Start DATA SECTION
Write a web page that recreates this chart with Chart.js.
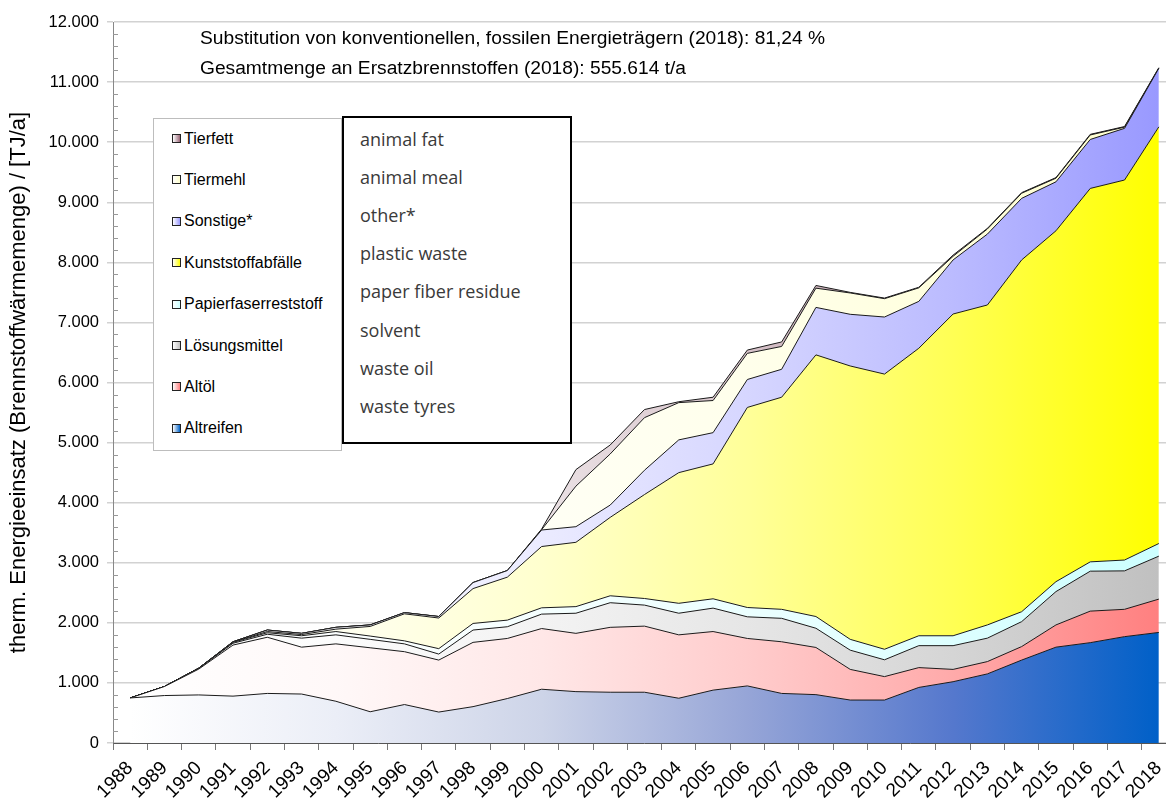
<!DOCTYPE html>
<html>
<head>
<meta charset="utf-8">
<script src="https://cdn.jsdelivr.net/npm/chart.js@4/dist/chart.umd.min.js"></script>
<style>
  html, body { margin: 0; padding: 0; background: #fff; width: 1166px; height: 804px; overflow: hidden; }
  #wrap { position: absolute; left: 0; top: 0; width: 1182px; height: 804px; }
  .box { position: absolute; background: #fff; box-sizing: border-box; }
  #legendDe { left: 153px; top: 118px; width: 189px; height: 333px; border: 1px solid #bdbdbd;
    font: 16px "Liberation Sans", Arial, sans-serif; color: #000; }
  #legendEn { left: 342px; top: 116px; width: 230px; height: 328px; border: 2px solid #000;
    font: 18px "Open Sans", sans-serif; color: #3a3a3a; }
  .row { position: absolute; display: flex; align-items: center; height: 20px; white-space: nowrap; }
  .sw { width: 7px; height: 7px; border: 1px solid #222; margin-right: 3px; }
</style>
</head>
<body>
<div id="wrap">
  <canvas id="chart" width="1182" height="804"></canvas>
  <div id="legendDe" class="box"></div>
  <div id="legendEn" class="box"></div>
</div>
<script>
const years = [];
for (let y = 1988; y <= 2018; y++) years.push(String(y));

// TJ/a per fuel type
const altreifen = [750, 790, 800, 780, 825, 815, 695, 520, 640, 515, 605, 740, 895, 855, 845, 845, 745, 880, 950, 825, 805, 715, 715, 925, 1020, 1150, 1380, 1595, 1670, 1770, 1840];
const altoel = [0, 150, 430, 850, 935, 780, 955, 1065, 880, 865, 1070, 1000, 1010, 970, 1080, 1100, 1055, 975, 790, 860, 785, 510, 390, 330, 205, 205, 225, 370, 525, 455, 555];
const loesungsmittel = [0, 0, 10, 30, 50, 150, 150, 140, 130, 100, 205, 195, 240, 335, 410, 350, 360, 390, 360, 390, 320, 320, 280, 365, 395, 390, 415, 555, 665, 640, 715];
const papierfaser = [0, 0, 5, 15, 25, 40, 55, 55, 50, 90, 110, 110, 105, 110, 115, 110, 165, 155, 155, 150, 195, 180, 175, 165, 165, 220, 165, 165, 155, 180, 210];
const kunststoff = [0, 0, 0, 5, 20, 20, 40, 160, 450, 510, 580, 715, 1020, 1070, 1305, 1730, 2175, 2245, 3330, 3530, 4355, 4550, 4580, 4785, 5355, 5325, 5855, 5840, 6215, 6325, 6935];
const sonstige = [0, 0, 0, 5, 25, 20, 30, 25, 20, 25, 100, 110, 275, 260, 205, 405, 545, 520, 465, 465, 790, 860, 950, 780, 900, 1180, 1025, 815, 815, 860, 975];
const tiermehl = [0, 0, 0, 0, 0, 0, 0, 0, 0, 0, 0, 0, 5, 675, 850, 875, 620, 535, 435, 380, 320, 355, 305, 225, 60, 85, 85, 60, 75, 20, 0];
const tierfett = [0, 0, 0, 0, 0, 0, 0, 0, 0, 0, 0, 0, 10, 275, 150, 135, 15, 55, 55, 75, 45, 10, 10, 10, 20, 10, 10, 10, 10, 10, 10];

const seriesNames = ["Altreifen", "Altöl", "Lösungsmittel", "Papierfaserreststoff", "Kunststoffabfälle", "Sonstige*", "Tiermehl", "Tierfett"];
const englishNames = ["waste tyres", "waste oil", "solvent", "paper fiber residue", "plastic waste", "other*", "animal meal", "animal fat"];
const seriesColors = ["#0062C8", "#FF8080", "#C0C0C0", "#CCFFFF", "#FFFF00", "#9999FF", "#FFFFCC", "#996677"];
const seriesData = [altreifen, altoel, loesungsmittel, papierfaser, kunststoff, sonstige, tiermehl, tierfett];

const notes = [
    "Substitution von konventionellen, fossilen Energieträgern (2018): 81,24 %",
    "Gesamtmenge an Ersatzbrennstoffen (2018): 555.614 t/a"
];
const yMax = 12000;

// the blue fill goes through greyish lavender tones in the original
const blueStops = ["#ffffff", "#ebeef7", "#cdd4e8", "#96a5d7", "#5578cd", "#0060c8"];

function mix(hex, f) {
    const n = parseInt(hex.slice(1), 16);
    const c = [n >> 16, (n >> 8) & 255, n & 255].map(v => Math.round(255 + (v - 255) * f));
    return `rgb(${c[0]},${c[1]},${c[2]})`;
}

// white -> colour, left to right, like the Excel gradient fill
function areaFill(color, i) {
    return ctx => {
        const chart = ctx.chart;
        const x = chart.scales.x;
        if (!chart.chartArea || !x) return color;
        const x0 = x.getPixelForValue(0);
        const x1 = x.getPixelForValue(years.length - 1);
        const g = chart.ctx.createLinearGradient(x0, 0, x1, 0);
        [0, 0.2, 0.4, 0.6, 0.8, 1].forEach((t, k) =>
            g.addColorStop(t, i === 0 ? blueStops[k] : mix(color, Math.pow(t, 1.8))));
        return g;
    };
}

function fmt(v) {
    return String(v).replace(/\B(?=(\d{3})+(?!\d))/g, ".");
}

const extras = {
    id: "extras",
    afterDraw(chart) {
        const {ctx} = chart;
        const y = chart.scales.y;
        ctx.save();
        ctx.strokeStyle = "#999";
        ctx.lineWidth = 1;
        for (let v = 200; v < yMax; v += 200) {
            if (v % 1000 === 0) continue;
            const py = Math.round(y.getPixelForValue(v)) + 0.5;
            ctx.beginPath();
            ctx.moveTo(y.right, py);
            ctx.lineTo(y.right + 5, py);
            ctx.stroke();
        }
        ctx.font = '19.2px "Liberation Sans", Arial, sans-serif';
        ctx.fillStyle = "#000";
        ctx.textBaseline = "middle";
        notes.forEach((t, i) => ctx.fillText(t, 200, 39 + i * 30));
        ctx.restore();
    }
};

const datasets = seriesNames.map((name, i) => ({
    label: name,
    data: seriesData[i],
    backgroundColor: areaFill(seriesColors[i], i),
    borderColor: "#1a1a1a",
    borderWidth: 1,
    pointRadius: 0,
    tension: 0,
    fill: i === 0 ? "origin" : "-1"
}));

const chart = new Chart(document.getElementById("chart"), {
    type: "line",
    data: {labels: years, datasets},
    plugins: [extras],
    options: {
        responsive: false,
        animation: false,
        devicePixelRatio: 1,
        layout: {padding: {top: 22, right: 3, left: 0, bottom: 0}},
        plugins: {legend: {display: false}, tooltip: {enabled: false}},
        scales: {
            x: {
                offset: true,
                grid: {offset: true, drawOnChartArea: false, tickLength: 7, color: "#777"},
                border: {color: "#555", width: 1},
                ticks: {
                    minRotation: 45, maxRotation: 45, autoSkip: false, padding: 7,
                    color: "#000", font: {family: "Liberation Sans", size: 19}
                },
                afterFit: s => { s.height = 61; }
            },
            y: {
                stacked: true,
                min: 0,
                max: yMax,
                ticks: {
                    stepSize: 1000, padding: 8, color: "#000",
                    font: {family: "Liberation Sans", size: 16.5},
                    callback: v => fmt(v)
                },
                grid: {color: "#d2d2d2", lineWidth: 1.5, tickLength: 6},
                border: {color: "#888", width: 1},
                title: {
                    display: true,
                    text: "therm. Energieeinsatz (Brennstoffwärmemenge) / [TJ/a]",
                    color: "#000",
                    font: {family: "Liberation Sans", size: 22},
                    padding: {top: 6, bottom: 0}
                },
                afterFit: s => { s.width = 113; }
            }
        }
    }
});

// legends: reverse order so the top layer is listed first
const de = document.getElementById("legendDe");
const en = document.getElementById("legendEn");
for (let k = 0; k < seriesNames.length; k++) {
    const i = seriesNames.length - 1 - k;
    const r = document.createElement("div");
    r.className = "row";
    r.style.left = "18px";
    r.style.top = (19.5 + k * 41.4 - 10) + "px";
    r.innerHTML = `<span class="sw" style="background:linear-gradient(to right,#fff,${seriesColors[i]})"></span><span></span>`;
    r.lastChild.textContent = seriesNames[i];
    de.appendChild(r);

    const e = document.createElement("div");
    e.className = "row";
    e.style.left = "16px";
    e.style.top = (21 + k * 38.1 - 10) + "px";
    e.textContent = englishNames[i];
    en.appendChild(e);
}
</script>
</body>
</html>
End DATA SECTION
**WHAT YOU NEED TO DO**
Repeat, with no pictures, each line from the beginning of the data through the line containing "for (let y = 1988;", inclusive.

**OUTPUT BELOW**
Write a web page that recreates this chart with Chart.js.
<!DOCTYPE html>
<html>
<head>
<meta charset="utf-8">
<script src="https://cdn.jsdelivr.net/npm/chart.js@4/dist/chart.umd.min.js"></script>
<style>
  html, body { margin: 0; padding: 0; background: #fff; width: 1166px; height: 804px; overflow: hidden; }
  #wrap { position: absolute; left: 0; top: 0; width: 1182px; height: 804px; }
  .box { position: absolute; background: #fff; box-sizing: border-box; }
  #legendDe { left: 153px; top: 118px; width: 189px; height: 333px; border: 1px solid #bdbdbd;
    font: 16px "Liberation Sans", Arial, sans-serif; color: #000; }
  #legendEn { left: 342px; top: 116px; width: 230px; height: 328px; border: 2px solid #000;
    font: 18px "Open Sans", sans-serif; color: #3a3a3a; }
  .row { position: absolute; display: flex; align-items: center; height: 20px; white-space: nowrap; }
  .sw { width: 7px; height: 7px; border: 1px solid #222; margin-right: 3px; }
</style>
</head>
<body>
<div id="wrap">
  <canvas id="chart" width="1182" height="804"></canvas>
  <div id="legendDe" class="box"></div>
  <div id="legendEn" class="box"></div>
</div>
<script>
const years = [];
for (let y = 1988; y <= 2018; y++) years.push(String(y));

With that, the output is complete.